**Listed records**
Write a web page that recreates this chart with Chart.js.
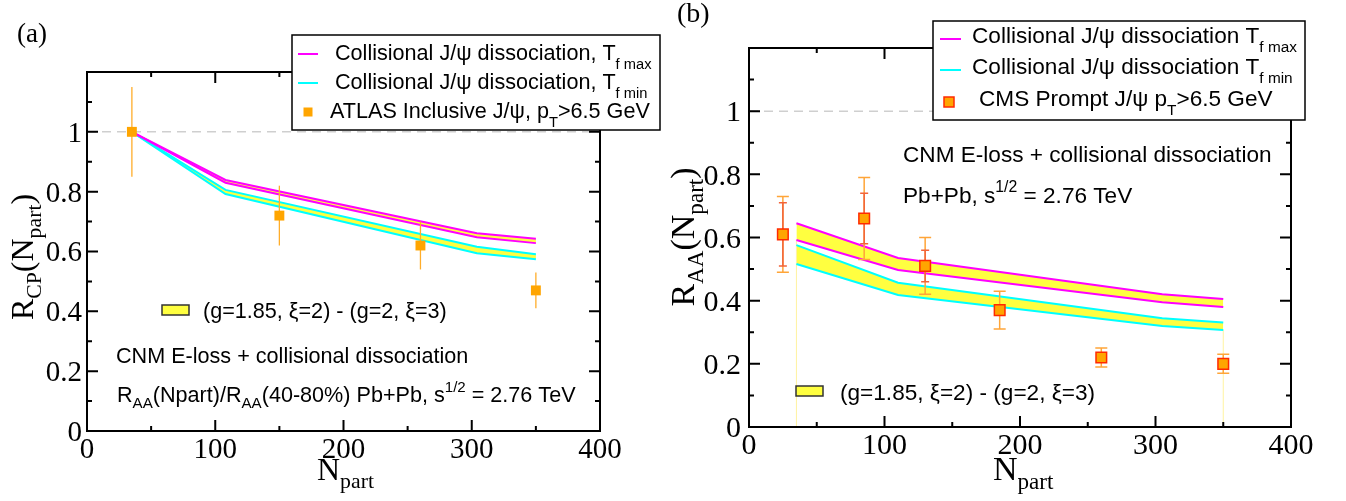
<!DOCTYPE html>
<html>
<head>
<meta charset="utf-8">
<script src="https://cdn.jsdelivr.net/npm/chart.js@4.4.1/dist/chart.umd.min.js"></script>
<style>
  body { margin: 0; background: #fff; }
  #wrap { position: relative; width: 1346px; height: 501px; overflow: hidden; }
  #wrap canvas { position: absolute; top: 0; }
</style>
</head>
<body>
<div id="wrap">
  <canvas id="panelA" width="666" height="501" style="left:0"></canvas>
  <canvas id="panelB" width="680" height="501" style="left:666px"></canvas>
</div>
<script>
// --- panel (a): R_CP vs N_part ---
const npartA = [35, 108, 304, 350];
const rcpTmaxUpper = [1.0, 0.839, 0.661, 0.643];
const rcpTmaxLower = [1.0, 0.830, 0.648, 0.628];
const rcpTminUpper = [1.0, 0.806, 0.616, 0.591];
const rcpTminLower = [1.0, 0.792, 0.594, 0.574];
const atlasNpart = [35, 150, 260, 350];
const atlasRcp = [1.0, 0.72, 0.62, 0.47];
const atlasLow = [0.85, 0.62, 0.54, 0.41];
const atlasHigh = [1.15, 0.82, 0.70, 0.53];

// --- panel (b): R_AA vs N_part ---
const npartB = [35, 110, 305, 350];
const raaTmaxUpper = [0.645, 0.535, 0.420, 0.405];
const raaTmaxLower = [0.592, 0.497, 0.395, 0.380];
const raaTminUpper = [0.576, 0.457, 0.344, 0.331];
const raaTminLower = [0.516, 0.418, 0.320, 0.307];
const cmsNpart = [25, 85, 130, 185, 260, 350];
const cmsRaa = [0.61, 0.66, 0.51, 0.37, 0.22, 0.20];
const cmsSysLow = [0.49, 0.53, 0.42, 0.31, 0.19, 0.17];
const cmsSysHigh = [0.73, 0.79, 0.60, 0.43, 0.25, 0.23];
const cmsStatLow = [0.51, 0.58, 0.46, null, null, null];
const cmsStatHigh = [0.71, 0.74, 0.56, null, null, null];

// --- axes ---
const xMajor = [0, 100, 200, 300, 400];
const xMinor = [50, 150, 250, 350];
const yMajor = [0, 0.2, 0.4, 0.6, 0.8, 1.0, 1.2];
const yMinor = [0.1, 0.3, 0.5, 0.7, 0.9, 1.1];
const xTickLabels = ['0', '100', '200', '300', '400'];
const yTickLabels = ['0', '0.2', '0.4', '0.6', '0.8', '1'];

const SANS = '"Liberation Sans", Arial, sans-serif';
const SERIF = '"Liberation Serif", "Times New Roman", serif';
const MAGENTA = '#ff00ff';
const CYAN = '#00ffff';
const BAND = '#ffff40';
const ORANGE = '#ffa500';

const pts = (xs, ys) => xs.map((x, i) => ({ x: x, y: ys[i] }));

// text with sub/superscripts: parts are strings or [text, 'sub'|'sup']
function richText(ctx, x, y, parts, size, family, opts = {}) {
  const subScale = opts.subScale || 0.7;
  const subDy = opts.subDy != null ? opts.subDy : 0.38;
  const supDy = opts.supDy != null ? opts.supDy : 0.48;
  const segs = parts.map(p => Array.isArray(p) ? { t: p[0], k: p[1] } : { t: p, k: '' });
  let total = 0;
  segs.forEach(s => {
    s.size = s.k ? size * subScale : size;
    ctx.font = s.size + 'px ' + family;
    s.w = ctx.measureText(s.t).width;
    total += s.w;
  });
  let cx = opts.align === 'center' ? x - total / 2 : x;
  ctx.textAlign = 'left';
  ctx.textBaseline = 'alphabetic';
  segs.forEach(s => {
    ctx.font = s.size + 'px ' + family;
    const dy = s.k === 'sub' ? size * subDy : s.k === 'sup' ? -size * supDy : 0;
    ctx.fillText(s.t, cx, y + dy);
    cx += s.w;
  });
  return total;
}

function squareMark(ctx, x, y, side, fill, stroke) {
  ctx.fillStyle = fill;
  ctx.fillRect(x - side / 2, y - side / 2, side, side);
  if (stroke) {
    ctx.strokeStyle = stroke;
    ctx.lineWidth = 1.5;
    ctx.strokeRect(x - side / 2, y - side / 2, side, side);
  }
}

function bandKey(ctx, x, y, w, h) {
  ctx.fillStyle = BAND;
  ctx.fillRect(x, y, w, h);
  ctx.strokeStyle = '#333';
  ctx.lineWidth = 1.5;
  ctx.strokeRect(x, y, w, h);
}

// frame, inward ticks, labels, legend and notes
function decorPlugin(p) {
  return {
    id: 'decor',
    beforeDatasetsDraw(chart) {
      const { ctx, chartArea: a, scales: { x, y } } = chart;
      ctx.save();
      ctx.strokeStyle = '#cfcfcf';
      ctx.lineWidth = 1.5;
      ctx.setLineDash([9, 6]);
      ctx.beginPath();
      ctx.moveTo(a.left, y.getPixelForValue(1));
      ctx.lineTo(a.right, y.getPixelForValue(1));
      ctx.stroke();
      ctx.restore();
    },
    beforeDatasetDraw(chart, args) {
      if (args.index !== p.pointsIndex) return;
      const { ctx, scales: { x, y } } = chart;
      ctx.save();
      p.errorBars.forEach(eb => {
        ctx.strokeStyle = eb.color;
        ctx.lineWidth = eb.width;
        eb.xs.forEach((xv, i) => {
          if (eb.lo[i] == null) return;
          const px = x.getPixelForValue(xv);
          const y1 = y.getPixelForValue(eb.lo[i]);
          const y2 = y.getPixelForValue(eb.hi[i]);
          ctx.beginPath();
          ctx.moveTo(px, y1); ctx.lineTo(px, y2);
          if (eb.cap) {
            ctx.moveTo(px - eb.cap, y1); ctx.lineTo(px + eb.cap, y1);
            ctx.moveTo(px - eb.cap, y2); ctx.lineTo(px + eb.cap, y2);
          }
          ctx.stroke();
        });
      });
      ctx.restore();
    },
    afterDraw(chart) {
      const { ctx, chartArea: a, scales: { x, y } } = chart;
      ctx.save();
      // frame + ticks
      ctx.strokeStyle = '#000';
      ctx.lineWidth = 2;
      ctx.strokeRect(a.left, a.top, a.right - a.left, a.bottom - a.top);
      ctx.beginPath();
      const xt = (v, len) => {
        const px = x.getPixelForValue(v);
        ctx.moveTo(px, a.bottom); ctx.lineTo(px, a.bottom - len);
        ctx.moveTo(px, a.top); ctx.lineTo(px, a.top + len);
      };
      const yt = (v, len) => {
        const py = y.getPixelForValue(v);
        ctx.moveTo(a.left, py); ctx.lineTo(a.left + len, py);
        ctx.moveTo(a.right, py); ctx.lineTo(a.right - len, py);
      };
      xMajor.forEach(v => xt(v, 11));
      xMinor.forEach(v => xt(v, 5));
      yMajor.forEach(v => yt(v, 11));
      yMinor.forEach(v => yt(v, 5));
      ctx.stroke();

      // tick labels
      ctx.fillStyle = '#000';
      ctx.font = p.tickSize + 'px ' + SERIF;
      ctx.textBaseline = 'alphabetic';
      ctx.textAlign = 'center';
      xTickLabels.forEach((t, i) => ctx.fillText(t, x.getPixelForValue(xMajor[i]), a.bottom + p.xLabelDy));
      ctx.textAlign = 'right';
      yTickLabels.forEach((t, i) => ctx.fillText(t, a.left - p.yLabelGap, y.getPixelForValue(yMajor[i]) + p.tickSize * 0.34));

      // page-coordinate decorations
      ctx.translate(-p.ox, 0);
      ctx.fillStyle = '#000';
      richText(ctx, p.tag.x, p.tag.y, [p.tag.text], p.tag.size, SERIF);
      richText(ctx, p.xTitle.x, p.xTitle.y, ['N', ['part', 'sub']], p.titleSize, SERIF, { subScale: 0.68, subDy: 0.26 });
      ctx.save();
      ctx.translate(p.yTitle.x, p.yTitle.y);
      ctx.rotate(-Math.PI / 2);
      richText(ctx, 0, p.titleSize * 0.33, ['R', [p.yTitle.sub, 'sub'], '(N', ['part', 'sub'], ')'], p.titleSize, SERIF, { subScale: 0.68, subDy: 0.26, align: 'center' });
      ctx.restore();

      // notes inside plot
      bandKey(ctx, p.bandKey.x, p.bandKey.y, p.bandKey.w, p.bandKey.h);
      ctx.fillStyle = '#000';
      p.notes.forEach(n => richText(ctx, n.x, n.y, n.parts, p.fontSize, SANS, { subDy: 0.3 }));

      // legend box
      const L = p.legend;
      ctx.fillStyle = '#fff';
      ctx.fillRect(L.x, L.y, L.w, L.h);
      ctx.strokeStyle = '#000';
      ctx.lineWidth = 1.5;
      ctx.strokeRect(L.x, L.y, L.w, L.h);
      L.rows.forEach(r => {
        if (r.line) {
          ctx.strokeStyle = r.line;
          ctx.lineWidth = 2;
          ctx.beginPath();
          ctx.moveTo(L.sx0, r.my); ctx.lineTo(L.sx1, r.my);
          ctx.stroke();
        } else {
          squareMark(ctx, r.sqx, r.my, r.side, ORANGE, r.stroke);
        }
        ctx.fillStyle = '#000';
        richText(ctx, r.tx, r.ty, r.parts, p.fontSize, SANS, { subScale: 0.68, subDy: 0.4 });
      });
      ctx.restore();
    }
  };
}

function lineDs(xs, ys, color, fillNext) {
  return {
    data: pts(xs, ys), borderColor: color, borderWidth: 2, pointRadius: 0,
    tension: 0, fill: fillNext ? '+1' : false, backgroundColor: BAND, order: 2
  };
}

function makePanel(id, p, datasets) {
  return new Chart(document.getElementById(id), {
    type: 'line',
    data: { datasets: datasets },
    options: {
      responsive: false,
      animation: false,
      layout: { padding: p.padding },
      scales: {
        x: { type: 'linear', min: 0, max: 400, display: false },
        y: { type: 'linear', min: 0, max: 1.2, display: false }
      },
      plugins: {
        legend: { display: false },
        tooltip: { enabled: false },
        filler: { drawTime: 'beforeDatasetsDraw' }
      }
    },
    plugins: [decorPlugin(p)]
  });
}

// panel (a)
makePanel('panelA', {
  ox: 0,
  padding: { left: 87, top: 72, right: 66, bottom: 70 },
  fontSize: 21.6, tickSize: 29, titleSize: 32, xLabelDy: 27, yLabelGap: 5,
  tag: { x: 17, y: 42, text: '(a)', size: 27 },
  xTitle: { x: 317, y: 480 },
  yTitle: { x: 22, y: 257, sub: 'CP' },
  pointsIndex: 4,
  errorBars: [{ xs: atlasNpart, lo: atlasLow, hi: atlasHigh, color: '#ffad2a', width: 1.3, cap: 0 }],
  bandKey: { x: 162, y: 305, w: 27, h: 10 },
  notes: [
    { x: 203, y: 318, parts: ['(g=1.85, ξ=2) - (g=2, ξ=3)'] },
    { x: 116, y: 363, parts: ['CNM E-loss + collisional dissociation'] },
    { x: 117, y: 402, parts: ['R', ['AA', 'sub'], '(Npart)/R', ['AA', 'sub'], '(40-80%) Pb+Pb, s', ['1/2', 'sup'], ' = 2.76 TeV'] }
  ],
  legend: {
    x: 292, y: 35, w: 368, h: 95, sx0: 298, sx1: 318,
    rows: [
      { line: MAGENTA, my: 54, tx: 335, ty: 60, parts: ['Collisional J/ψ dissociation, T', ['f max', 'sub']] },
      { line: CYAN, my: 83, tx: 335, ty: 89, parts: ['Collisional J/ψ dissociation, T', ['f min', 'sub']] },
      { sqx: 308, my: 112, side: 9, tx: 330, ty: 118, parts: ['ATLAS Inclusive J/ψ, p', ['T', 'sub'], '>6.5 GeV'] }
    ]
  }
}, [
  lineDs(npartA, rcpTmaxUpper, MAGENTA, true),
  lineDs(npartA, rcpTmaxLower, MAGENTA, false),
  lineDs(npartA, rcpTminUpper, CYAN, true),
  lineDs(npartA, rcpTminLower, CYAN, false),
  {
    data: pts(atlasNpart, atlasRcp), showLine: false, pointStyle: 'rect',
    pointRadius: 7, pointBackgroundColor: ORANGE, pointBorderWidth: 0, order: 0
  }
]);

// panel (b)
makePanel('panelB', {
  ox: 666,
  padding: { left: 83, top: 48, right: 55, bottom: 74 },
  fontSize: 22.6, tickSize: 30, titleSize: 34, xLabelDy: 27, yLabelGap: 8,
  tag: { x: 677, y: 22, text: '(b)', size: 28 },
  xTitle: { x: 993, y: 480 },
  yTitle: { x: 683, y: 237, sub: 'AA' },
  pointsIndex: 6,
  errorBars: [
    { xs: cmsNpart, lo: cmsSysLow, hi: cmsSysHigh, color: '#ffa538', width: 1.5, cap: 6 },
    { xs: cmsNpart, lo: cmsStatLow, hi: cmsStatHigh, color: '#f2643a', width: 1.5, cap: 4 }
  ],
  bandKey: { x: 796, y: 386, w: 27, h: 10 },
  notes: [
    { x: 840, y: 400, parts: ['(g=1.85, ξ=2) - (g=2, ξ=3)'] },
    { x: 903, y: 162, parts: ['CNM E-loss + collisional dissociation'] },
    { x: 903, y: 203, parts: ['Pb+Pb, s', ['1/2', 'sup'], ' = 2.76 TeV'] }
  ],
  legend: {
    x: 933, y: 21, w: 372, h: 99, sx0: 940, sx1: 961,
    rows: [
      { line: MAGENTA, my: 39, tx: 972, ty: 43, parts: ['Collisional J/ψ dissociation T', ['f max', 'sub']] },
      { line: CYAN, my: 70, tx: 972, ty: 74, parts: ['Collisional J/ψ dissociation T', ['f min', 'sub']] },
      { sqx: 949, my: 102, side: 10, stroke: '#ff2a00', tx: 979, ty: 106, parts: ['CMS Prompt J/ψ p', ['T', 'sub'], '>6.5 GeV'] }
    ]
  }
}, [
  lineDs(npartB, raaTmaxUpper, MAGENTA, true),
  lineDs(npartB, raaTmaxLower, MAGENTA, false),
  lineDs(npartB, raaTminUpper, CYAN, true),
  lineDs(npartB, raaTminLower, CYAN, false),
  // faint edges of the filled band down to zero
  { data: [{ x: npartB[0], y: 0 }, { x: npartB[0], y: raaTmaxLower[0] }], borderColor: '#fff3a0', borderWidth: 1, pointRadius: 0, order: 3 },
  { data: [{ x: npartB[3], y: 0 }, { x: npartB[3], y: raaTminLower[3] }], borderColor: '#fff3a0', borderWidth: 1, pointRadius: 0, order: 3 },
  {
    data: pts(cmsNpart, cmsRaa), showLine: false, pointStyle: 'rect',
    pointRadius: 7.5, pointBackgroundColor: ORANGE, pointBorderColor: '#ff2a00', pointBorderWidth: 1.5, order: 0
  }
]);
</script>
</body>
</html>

==

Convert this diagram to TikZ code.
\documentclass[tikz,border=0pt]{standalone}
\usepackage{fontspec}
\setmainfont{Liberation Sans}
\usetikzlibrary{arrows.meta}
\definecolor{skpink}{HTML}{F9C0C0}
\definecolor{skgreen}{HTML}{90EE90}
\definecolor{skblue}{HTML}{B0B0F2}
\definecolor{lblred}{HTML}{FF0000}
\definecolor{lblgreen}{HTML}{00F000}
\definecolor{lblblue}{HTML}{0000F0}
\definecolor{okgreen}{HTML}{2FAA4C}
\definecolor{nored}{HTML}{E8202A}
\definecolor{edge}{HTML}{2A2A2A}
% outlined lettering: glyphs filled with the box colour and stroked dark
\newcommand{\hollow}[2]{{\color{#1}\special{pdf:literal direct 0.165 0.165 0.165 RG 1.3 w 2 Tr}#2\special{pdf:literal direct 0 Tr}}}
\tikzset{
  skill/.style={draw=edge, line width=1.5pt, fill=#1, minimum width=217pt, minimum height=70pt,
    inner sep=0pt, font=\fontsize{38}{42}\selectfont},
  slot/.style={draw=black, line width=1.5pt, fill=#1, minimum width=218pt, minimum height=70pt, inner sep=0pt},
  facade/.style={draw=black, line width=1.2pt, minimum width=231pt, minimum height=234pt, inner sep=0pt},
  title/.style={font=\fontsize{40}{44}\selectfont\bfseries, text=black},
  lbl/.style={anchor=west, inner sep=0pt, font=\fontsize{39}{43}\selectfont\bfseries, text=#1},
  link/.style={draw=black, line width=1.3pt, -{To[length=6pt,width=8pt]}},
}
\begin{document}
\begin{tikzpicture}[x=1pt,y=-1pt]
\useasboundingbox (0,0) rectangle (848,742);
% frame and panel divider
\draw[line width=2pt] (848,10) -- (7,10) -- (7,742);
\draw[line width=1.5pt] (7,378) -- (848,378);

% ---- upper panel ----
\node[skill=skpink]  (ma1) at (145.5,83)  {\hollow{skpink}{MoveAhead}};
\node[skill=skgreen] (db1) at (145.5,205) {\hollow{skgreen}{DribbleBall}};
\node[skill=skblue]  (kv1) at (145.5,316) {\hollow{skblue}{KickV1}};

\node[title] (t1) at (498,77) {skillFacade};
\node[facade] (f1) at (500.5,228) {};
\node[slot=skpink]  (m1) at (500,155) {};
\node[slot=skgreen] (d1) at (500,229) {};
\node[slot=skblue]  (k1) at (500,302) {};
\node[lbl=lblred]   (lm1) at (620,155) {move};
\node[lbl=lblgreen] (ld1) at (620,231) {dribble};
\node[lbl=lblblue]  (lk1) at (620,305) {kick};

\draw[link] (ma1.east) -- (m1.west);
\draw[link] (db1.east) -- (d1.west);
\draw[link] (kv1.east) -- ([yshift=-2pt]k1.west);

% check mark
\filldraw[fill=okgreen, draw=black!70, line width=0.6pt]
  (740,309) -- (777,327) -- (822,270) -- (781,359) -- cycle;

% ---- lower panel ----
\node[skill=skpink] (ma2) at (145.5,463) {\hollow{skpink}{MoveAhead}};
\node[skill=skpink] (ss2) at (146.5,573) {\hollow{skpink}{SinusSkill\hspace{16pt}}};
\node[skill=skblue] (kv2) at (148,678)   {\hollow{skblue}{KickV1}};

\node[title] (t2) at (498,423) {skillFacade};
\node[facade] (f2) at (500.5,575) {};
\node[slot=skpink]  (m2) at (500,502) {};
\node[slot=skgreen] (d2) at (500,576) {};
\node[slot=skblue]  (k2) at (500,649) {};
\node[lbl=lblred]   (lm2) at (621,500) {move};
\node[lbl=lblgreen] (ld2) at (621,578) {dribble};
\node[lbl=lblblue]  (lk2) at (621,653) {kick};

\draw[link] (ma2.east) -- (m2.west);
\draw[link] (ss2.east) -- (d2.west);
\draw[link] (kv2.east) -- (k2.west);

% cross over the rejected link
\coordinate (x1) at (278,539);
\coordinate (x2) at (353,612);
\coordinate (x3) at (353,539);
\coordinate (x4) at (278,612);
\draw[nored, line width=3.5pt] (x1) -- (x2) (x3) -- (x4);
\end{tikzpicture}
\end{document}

---

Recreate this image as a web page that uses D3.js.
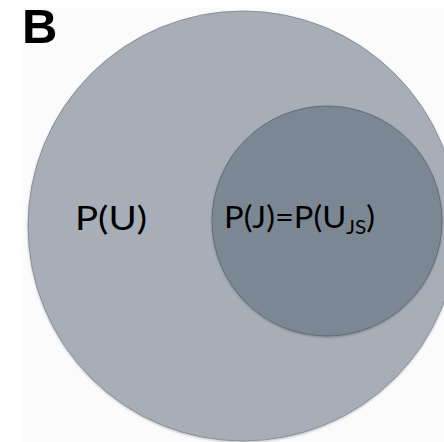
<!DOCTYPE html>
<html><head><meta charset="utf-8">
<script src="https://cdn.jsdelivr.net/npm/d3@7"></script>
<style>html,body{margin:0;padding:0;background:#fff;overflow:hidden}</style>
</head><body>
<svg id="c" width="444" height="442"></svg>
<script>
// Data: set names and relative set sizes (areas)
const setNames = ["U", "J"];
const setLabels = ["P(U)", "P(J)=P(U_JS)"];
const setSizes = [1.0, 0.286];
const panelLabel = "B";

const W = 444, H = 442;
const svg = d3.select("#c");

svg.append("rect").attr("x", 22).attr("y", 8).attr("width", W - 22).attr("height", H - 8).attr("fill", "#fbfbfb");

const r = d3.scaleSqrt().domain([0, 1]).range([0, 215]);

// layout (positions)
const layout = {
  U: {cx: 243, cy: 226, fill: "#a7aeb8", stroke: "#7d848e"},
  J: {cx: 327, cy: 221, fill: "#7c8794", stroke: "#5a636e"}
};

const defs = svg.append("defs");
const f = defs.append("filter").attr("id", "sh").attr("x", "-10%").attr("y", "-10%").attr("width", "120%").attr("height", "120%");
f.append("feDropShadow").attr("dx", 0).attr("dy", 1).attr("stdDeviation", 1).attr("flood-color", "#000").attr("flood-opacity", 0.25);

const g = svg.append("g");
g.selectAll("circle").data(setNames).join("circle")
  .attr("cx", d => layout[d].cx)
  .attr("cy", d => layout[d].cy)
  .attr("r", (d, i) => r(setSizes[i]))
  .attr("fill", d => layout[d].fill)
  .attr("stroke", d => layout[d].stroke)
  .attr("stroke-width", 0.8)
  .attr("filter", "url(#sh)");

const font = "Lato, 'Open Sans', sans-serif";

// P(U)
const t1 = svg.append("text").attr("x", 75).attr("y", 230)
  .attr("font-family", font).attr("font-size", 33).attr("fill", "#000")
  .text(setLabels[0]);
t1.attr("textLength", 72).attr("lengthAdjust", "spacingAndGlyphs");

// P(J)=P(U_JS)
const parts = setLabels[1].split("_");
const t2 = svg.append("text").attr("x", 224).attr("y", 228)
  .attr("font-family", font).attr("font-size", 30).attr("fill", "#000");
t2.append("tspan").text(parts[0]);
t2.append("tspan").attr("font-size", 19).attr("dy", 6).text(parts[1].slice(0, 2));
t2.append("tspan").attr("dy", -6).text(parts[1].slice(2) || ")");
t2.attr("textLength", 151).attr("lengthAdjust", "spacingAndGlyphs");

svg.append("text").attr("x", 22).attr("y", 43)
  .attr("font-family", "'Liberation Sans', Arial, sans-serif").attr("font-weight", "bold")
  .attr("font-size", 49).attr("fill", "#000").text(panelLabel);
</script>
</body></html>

**Task goal**
Pick out every line above that contains the word "with" and copy it.

**Result of the exercise**
Write a web page that recreates this chart with Chart.js.
// text with sub/superscripts: parts are strings or [text, 'sub'|'sup']
% outlined lettering: glyphs filled with the box colour and stroked dark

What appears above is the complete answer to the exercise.